We Americans tend to be “either/or” people. A policy is right or wrong; a system is good or bad, “those people” are all sterling characters or (more frequently) worthless bums.

Things aren’t going well, and need to change? We throw the baby out with the bathwater.

Speaking of throwing, the election of Donald Trump has thrown a number of the problems with American governance into stark relief;  it’s hard to deny the influence of money, or the venality of certain lawmakers. But rather than resolutions to correct the laws and political processes that have led to the current mess, I am increasingly reading diatribes from people who have decided that it is all capitalism’s fault, and want to replace the country’s system of market economics with socialism.

As the kids might say, let’s get real.

First of all, the worst aspects of our current, deeply dysfunctional economy aren’t capitalism. A genuinely capitalist system is regulated by an impartial “umpire” (the government) to ensure that enterprises compete on that all-important level playing field. What we have today is corporatism: Corporatism has been described as what you have when you lose the laws and regulations that have kept businesses from being able to buy politicians– a system where government is effectively “owned” by special interests.

Market capitalism encourages transactions between willing buyers and sellers, both of whom are in possession of all information relevant to those transactions.
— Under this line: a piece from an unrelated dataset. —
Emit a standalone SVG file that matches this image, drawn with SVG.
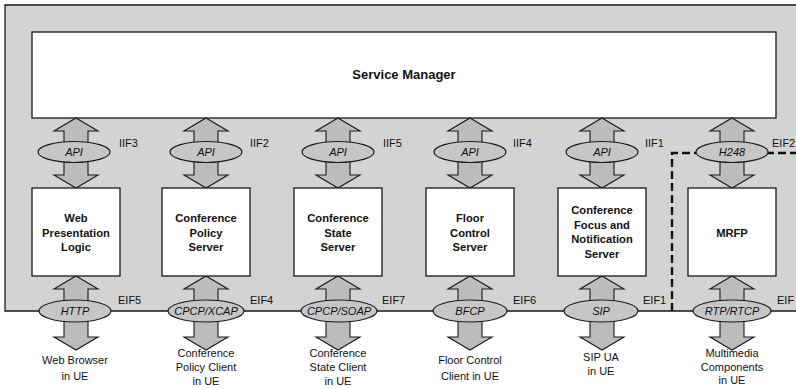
<svg xmlns="http://www.w3.org/2000/svg" width="796" height="389" viewBox="0 0 796 389">
  <style>
    .frame { fill: #d3d3d3; stroke: #1a1a1a; stroke-width: 1.3; }
    .box { fill: #ffffff; stroke: #1a1a1a; stroke-width: 1.3; }
    .arrow { fill: #bcbcbc; stroke: #1a1a1a; stroke-width: 1.1; stroke-linejoin: miter; }
    .proto { fill: #c6c6c6; stroke: #1a1a1a; stroke-width: 1.2; }
    .dash { fill: none; stroke: #111; stroke-width: 2.4; stroke-dasharray: 8 4; }
    text { font-family: "Liberation Sans", Arial, sans-serif; fill: #111; }
    .title { font-size: 13px; font-weight: bold; text-anchor: middle; }
    .node { font-size: 11.2px; font-weight: bold; text-anchor: middle; }
    .pl { font-size: 11px; font-style: italic; text-anchor: middle; }
    .ifl { font-size: 11px; }
    .ext { font-size: 11px; text-anchor: middle; }
  </style>
  <defs>
    <!-- double-headed block arrows, tip at y=0 -->
    <path id="arrowTop" class="arrow" d="M0,0 L22,13 L12,13 L12,57 L22,57 L0,70 L-22,57 L-12,57 L-12,13 L-22,13 Z"/>
    <path id="arrowBot" class="arrow" d="M0,0 L22,13 L12,13 L12,61 L22,61 L0,74 L-22,61 L-12,61 L-12,13 L-22,13 Z"/>
  </defs>

  <!-- shaded system area -->
  <path class="frame" d="M800,5 H5 V311 H800"/>

  <!-- Service Manager -->
  <g id="service-manager">
    <rect class="box" x="32" y="32" width="744" height="86"/>
    <text class="title" x="404" y="79">Service Manager</text>
  </g>

  <!-- connectors: dashed media boundary, arrows, protocol ellipses, interface labels -->
  <g id="connectors">
    <path class="dash" d="M672,311 V153 H800"/>

    <use href="#arrowTop" x="76" y="118"/>
    <use href="#arrowTop" x="206" y="118"/>
    <use href="#arrowTop" x="338" y="118"/>
    <use href="#arrowTop" x="470" y="118"/>
    <use href="#arrowTop" x="602" y="118"/>
    <use href="#arrowTop" x="732" y="118"/>

    <use href="#arrowBot" x="76" y="276"/>
    <use href="#arrowBot" x="206" y="276"/>
    <use href="#arrowBot" x="338" y="276"/>
    <use href="#arrowBot" x="470" y="276"/>
    <use href="#arrowBot" x="602" y="276"/>
    <use href="#arrowBot" x="732" y="276"/>

    <ellipse class="proto" cx="74" cy="152" rx="36" ry="10.5"/>
    <ellipse class="proto" cx="206" cy="152" rx="36" ry="10.5"/>
    <ellipse class="proto" cx="338" cy="152" rx="36" ry="10.5"/>
    <ellipse class="proto" cx="470" cy="152" rx="36" ry="10.5"/>
    <ellipse class="proto" cx="602" cy="152" rx="36" ry="10.5"/>
    <ellipse class="proto" cx="732" cy="152" rx="36" ry="10.5"/>

    <ellipse class="proto" cx="75" cy="311" rx="36" ry="11"/>
    <ellipse class="proto" cx="206" cy="311" rx="38" ry="11"/>
    <ellipse class="proto" cx="339" cy="311" rx="38" ry="11"/>
    <ellipse class="proto" cx="470" cy="311" rx="37" ry="11"/>
    <ellipse class="proto" cx="601" cy="311" rx="37" ry="11"/>
    <ellipse class="proto" cx="732" cy="311" rx="39" ry="11"/>

    <text class="pl" x="74" y="156">API</text>
    <text class="pl" x="206" y="156">API</text>
    <text class="pl" x="338" y="156">API</text>
    <text class="pl" x="470" y="156">API</text>
    <text class="pl" x="602" y="156">API</text>
    <text class="pl" x="732" y="156">H248</text>

    <text class="pl" x="75" y="315">HTTP</text>
    <text class="pl" x="206" y="315">CPCP/XCAP</text>
    <text class="pl" x="339" y="315">CPCP/SOAP</text>
    <text class="pl" x="470" y="315">BFCP</text>
    <text class="pl" x="601" y="315">SIP</text>
    <text class="pl" x="732" y="315">RTP/RTCP</text>

    <text class="ifl" x="119" y="147">IIF3</text>
    <text class="ifl" x="250" y="147">IIF2</text>
    <text class="ifl" x="383" y="147">IIF5</text>
    <text class="ifl" x="513" y="147">IIF4</text>
    <text class="ifl" x="645" y="147">IIF1</text>
    <text class="ifl" x="772" y="147">EIF2</text>

    <text class="ifl" x="118" y="304">EIF5</text>
    <text class="ifl" x="250" y="304">EIF4</text>
    <text class="ifl" x="382" y="304">EIF7</text>
    <text class="ifl" x="513" y="304">EIF6</text>
    <text class="ifl" x="643" y="304">EIF1</text>
    <text class="ifl" x="777" y="304">EIF</text>
  </g>

  <!-- functional entities -->
  <g id="web-presentation-logic">
    <rect class="box" x="32" y="188" width="88" height="88"/>
    <text class="node" x="76" y="222">Web</text>
    <text class="node" x="76" y="236.5">Presentation</text>
    <text class="node" x="76" y="251">Logic</text>
  </g>
  <g id="conference-policy-server">
    <rect class="box" x="162" y="188" width="88" height="88"/>
    <text class="node" x="206" y="222">Conference</text>
    <text class="node" x="206" y="236.5">Policy</text>
    <text class="node" x="206" y="251">Server</text>
  </g>
  <g id="conference-state-server">
    <rect class="box" x="294" y="188" width="88" height="88"/>
    <text class="node" x="338" y="222">Conference</text>
    <text class="node" x="338" y="236.5">State</text>
    <text class="node" x="338" y="251">Server</text>
  </g>
  <g id="floor-control-server">
    <rect class="box" x="426" y="188" width="88" height="88"/>
    <text class="node" x="470" y="222">Floor</text>
    <text class="node" x="470" y="236.5">Control</text>
    <text class="node" x="470" y="251">Server</text>
  </g>
  <g id="conference-focus">
    <rect class="box" x="558" y="188" width="88" height="88"/>
    <text class="node" x="602" y="214">Conference</text>
    <text class="node" x="602" y="228.5">Focus and</text>
    <text class="node" x="602" y="243">Notification</text>
    <text class="node" x="602" y="257.5">Server</text>
  </g>
  <g id="mrfp">
    <rect class="box" x="688" y="188" width="88" height="88"/>
    <text class="node" x="732" y="237">MRFP</text>
  </g>

  <!-- user equipment endpoints -->
  <g id="web-browser">
    <text class="ext" x="75" y="364">Web Browser</text>
    <text class="ext" x="75" y="380">in UE</text>
  </g>
  <g id="policy-client">
    <text class="ext" x="206" y="357">Conference</text>
    <text class="ext" x="206" y="371">Policy Client</text>
    <text class="ext" x="206" y="385">in UE</text>
  </g>
  <g id="state-client">
    <text class="ext" x="338" y="357">Conference</text>
    <text class="ext" x="338" y="371">State Client</text>
    <text class="ext" x="338" y="385">in UE</text>
  </g>
  <g id="floor-client">
    <text class="ext" x="470" y="364">Floor Control</text>
    <text class="ext" x="470" y="380">Client in UE</text>
  </g>
  <g id="sip-ua">
    <text class="ext" x="601" y="361">SIP UA</text>
    <text class="ext" x="601" y="375">in UE</text>
  </g>
  <g id="multimedia-components">
    <text class="ext" x="732" y="357">Multimedia</text>
    <text class="ext" x="732" y="371">Components</text>
    <text class="ext" x="732" y="384">in UE</text>
  </g>
</svg>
Socialism is a system for the collective provision of goods and services that don’t meet that criterion–goods and services that the market cannot supply efficiently or fairly.  We “socialize” things like infrastructure, police and fire protection, and protection of clean air and water.

A healthy, growing economy requires both. Virtually all western industrialized countries have mixed economies, meaning that the government socializes certain areas of the economy and leaves other areas to the market. The challenge is to get the mix right.

Both capitalism and socialism can be manipulated by greedy or unethical offiicials–that’s why electing people who demonstrate respect for ethics and the rule of law is so critical. Unregulated capitalism becomes corporatism, allowing the “big guys” to prey on smaller businesses and consumers. Socializing too much of the economy depresses innovation,  invites stagnation and encourages petty bureaucrats to abuse their authority.

If we want to fix our broken economic system–and not so incidentally, our broken government–there is no substitute for doing the hard work of re-regulating markets in those sectors where markets work well, and carefully socializing areas (like health care) where the evidence overwhelmingly demonstrates that markets do not and cannot work.

We can and should argue about the level of regulation we impose on market enterprises–what is too much, what is not enough?–and we can and should require hard evidence before moving to socialize additional areas of the economy. What we shouldn’t do is apply  bumper-sticker solutions to problems requiring careful analysis and measured policymaking.

We don’t need to throw the baby out–just the dirty bathwater.